Organ Mountain Zen



Friday, December 8, 2017

Pain and Suffering Part Two

Pain and Suffering Part Two

With palms together,
Good Evening All,

Its a chilly 34 degrees this evening here in southern New Mexico. When its cold my body wants to recede into itself.  I argue with it but to no avail.  My body has a mind of its own.  One of the things about aging is this: our minds and bodies assert themselves with both vigor and authority.  I want to run.  My feet, legs, lungs, and mind rebels: "No!" So I no longer run. Simple?

No, since as a result I suffer. Why?  Because I want to run.  I want to walk without pain.  I want, I want, I want....But I can't. Here's the thing, suffering is not pain.  Suffering is our relationship with pain.  Pain is pain, that's all.  Of course pain is painful, duh!  Suffering, on the other hand, is a result of our desire not to be in pain.  Just so, we suffer when we cherish something, not wanting it to change, but it changes despite our desire.

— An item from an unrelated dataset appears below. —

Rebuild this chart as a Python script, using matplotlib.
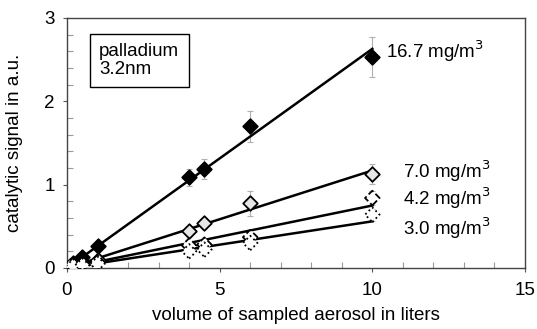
import matplotlib
matplotlib.use("Agg")
import matplotlib.pyplot as plt
import numpy as np

plt.rcParams['font.family'] = ['Liberation Sans', 'DejaVu Sans']

volume = [0.1, 0.2, 0.5, 1.0, 4.0, 4.5, 6.0, 10.0]
sig_167 = [0.03, 0.06, 0.13, 0.27, 1.09, 1.19, 1.70, 2.53]
err_167 = [0.01, 0.02, 0.03, 0.04, 0.10, 0.12, 0.19, 0.24]
sig_70 = [0.01, 0.03, 0.06, 0.10, 0.44, 0.54, 0.78, 1.13]
err_70 = [0.01, 0.01, 0.02, 0.03, 0.05, 0.06, 0.15, 0.12]
sig_42 = [0.01, 0.02, 0.04, 0.07, 0.27, 0.28, 0.37, 0.84]
err_42 = [0.01, 0.01, 0.02, 0.02, 0.04, 0.04, 0.05, 0.08]
sig_30 = [0.01, 0.02, 0.03, 0.05, 0.20, 0.22, 0.30, 0.64]
err_30 = [0.01, 0.01, 0.02, 0.02, 0.04, 0.04, 0.05, 0.07]
slopes = [0.263, 0.117, 0.075, 0.056]
labels = ["16.7 mg/m$^3$", "7.0 mg/m$^3$", "4.2 mg/m$^3$", "3.0 mg/m$^3$"]
label_pos = [(10.45, 2.60), (11.0, 1.16), (11.0, 0.84), (11.0, 0.48)]

fig = plt.figure(figsize=(5.37, 3.29), dpi=100)
ax = fig.add_axes([67/537, 1-268/329, (525-67)/537, (268-18)/329])

series = [(sig_167, err_167), (sig_70, err_70), (sig_42, err_42), (sig_30, err_30)]
styles = [dict(facecolor='black', edgecolor='black', ls='-'),
          dict(facecolor='#e6e6e6', edgecolor='black', ls='-'),
          dict(facecolor='white', edgecolor='black', ls='--'),
          dict(facecolor='white', edgecolor='black', ls=':')]

xs = np.array([0, 10])
for (s, e), st, k in zip(series, styles, slopes):
    ax.errorbar(volume, s, yerr=e, fmt='none', ecolor='#b0b0b0', elinewidth=0.8, capsize=2.5, capthick=0.8, zorder=2)
    ax.plot(xs, k * xs, color='black', lw=1.8, zorder=3)
    ax.scatter(volume, s, marker='D', s=55, facecolors=st['facecolor'], edgecolors=st['edgecolor'],
               linewidths=1.3, linestyles=st['ls'], zorder=4)

FS = 13.5
for lab, (lx, ly) in zip(labels, label_pos):
    ax.text(lx, ly, lab, fontsize=FS, ha='left', va='center')

ax.text(1.05, 2.49, "palladium\n3.2nm", fontsize=FS, ha='left', va='center', linespacing=1.05,
        bbox=dict(boxstyle='square,pad=0.5', facecolor='white', edgecolor='black', lw=1))

ax.set_xlim(0, 15)
ax.set_ylim(0, 3)
ax.set_xticks([0, 5, 10, 15])
ax.set_yticks([0, 1, 2, 3])
ax.set_xticks(np.arange(0, 16, 1), minor=True)
ax.set_yticks(np.arange(0, 3.01, 0.2), minor=True)
ax.tick_params(axis='both', which='major', labelsize=FS, direction='out', length=3, color='#555555', width=0.8)
ax.tick_params(axis='both', which='minor', direction='in', length=4, color='#999999', width=0.8)
ax.tick_params(axis='x', pad=7)
ax.tick_params(axis='y', pad=6)
for sp in ax.spines.values():
    sp.set_color('#444444')
    sp.set_linewidth(1.0)

ax.set_xlabel("volume of sampled aerosol in liters", fontsize=FS, va='center')
ax.xaxis.set_label_coords(0.5, -(315-268)/250)
ax.set_ylabel("catalytic signal in a.u.", fontsize=FS, va='center')
ax.yaxis.set_label_coords((15-67)/458, 0.5)

fig.savefig("out.png", dpi=100)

The Buddha Way is simple: change your relationship to the thing you desire. Let your desire fall away.  Its not that we come to a place of not caring, it is, instead, coming to a place of honest reflection and acceptance of the nature of things as they are.  We are of the nature to suffer because we don't accept the truth of our nature.  And that nature is change. Change is not unique to us. The one constant in this universe is just that: change.

What I could do ten years ago I cannot do today. I suffer when I hold onto the belief I ought be able to do those things. That belief is unrealistic and flies in the face of that one constant: everything changes. So suffering ends when we authentically come to terms with our realities. This doesn't mean our pain will end, to the contrary, we may actually feel more pain because we are now looking at it directly. Yet, because this is so, it becomes possible to watch our pain and look deeply at it.

Robert Bly, the poet, once wrote, "If you don't like the mud you're in, change it." My wife has helped me a great deal. She has, in no uncertain terms, pointed out my suffering, as well as the fact that my suffering affects others, but in particular, her. We are not just living for ourselves, are we?  Our old mud leaves its tracks and traces and on occasion dirties up our home. To put an end to our suffering we must give it up.  Some of us like our old mud, though. So we keep it and suffer all the more as a result.  Crazy? I don't know. We are comfortable being what we know. My advice? Get uncomfortable.  Practice being silent in the face of change.Lastly, find ways to embrace and value change. As it is change which allows life to exist.